* [GIVEN PROBLEM]: Extract every line below, verbatim.

* [SUPPLIED INFORMATION]:
# # #

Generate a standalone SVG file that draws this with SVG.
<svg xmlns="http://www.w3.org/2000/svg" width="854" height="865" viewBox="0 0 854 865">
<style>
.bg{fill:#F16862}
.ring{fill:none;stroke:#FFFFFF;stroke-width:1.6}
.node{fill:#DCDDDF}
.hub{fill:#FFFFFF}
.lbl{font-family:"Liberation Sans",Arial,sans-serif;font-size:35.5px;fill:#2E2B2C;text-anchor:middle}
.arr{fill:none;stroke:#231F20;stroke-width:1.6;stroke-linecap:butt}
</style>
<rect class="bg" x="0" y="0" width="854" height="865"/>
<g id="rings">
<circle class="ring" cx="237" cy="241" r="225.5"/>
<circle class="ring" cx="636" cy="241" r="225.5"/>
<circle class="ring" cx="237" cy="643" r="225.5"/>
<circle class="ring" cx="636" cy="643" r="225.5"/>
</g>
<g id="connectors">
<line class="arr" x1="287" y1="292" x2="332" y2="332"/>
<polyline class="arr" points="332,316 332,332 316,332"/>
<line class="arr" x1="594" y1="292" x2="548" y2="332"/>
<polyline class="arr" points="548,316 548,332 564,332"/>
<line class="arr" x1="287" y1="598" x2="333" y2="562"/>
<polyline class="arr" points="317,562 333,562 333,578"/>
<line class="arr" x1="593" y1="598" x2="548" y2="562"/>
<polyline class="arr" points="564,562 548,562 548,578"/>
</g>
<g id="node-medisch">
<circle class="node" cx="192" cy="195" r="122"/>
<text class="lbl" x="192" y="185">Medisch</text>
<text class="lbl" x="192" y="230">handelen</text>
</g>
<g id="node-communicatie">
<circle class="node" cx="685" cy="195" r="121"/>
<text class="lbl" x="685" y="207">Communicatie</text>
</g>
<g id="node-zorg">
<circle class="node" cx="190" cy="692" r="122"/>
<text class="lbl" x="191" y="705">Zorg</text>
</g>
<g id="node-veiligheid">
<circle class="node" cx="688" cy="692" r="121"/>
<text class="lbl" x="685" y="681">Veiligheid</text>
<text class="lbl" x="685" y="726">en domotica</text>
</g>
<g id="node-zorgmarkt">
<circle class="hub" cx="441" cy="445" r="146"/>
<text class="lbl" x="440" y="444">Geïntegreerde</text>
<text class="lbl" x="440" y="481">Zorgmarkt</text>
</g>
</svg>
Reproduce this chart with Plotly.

# # #

* [REPLY]:
Generate a standalone SVG file that draws this with SVG.
<svg xmlns="http://www.w3.org/2000/svg" width="854" height="865" viewBox="0 0 854 865">
<style>
.bg{fill:#F16862}
.ring{fill:none;stroke:#FFFFFF;stroke-width:1.6}
.node{fill:#DCDDDF}
.hub{fill:#FFFFFF}
.lbl{font-family:"Liberation Sans",Arial,sans-serif;font-size:35.5px;fill:#2E2B2C;text-anchor:middle}
.arr{fill:none;stroke:#231F20;stroke-width:1.6;stroke-linecap:butt}
</style>
<rect class="bg" x="0" y="0" width="854" height="865"/>
<g id="rings">
<circle class="ring" cx="237" cy="241" r="225.5"/>
<circle class="ring" cx="636" cy="241" r="225.5"/>
<circle class="ring" cx="237" cy="643" r="225.5"/>
<circle class="ring" cx="636" cy="643" r="225.5"/>
</g>
<g id="connectors">
<line class="arr" x1="287" y1="292" x2="332" y2="332"/>
<polyline class="arr" points="332,316 332,332 316,332"/>
<line class="arr" x1="594" y1="292" x2="548" y2="332"/>
<polyline class="arr" points="548,316 548,332 564,332"/>
<line class="arr" x1="287" y1="598" x2="333" y2="562"/>
<polyline class="arr" points="317,562 333,562 333,578"/>
<line class="arr" x1="593" y1="598" x2="548" y2="562"/>
<polyline class="arr" points="564,562 548,562 548,578"/>
</g>
<g id="node-medisch">
<circle class="node" cx="192" cy="195" r="122"/>
<text class="lbl" x="192" y="185">Medisch</text>
<text class="lbl" x="192" y="230">handelen</text>
</g>
<g id="node-communicatie">
<circle class="node" cx="685" cy="195" r="121"/>
<text class="lbl" x="685" y="207">Communicatie</text>
</g>
<g id="node-zorg">
<circle class="node" cx="190" cy="692" r="122"/>
<text class="lbl" x="191" y="705">Zorg</text>
</g>
<g id="node-veiligheid">
<circle class="node" cx="688" cy="692" r="121"/>
<text class="lbl" x="685" y="681">Veiligheid</text>
<text class="lbl" x="685" y="726">en domotica</text>
</g>
<g id="node-zorgmarkt">
<circle class="hub" cx="441" cy="445" r="146"/>
<text class="lbl" x="440" y="444">Geïntegreerde</text>
<text class="lbl" x="440" y="481">Zorgmarkt</text>
</g>
</svg>
Reproduce this chart with Plotly.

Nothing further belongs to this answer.